We spent the day cooking with our children.  I don’t know if you have ever tried to cook with kids, but it’s kind of a pain.  They do everything wrong, they make giant messes, they swarm you and they fight over who gets to do what.  It’s enough to make you feel like it would be easier to just do it yourself. 

But lately, I’ve been trying to push through all that mess and annoyingness.  Because on the other side is children who are an actual asset to our organization, and who have the confidence that comes from owning a project.  On the other side is a home where everyone contributes and is appreciated.  

So I brought my 9 year old into the kitchen with me and told her to make cranberry sauce.  She’s pretty spacey and also likes to feel every single ingredient she adds, but she is also really motivated to learn to cook, willing to work and to do messy jobs, and to put up with all of my ocd control freak overcorrections.

She made the cranberry sauce.  Then I told her to make an apple pie.  This was a real labor of love (for her, making the pie, and for me…teaching her to make a pie).  She made the crust, adding way too much water after I had told her 3-4 times to stop adding water when the dough had a certain consistency.  She peeled the apples, pausing all too often to eat the apple peels, which she can’t get enough of.  She cut up all of the apples, even though she wanted me to do it, because it’s hard.  She mixed up the filling, rolled out the pie crust (folding it and making it too thick), and assembled the whole thing.  She wanted to add decorations, so I told her to roll out the extra crust very thin and cut out a couple of leaves.  I came back a couple minutes later to find big round pie crust balls around the perimeter of the pie.  It was kind of a mess, but it was wholly hers.  She put it in the oven, dutifully checked on it, then finally took it out of the oven.  She was so proud of that funny, lumpy pie.  She was so proud of herself.

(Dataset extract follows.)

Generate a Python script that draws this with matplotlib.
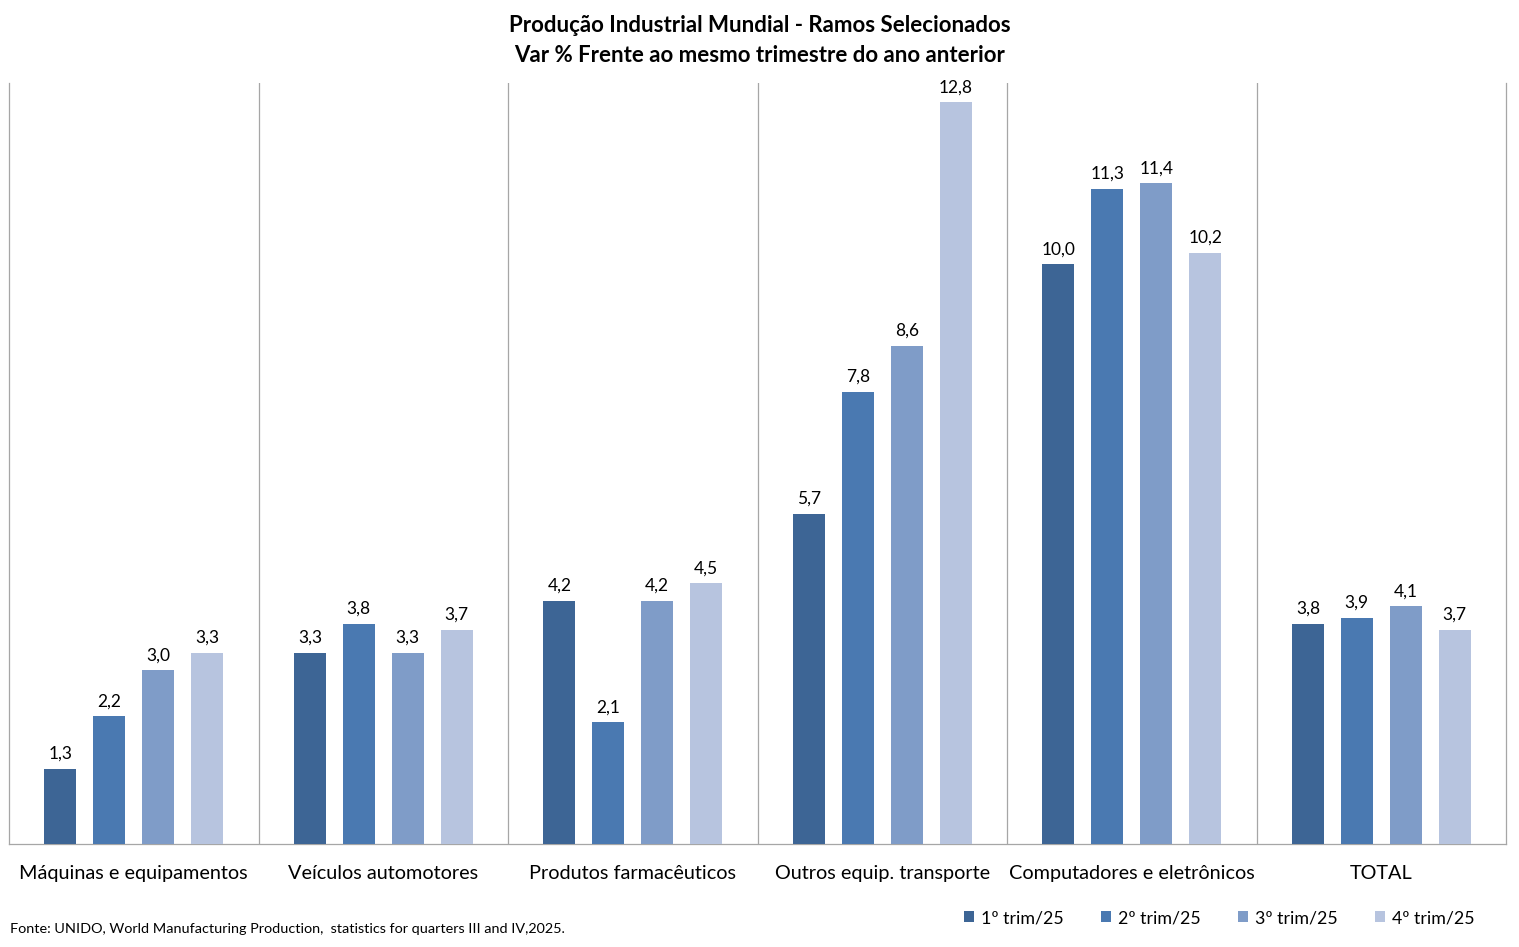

At the beginning of this whole get out of debt adventure, back when husband thought I wasn’t on board, and was trying to convince me to be on board, he asked me some questions that came from his coach.  One of them was something like “How can husband show up for wife?”  That sounds really awkward without our names.  Anyway, that question got me thinking about how I need to show up.  What I need to do and be if we’re going to accomplish this ambitious goal.  And one of the things I came up with, is that I need to commit to helping my kids become more helpful.  That’s going to be really messy and annoying for a while, and it’s a whole extra thing on my shoulders, when I’m already feeling like I’m drowning in shoulder things.  But it’s worth that big investment, and will have rewards we can’t even conceive of right now.  

I think in order for them to be helpful members of this family, we have to treat them like helpful members of this family.  We have to give them real responsibilities and allow them to fail…and to succeed!  9 year old made a pie today!  She helped save Thanksgiving.  She joined us in rising to the challenge of making the best of the day God had given.  She should be so proud of herself.  We both did the hard thing and came out better for it.  Today was a win.  Thank you God for the opportunity of today’s illness.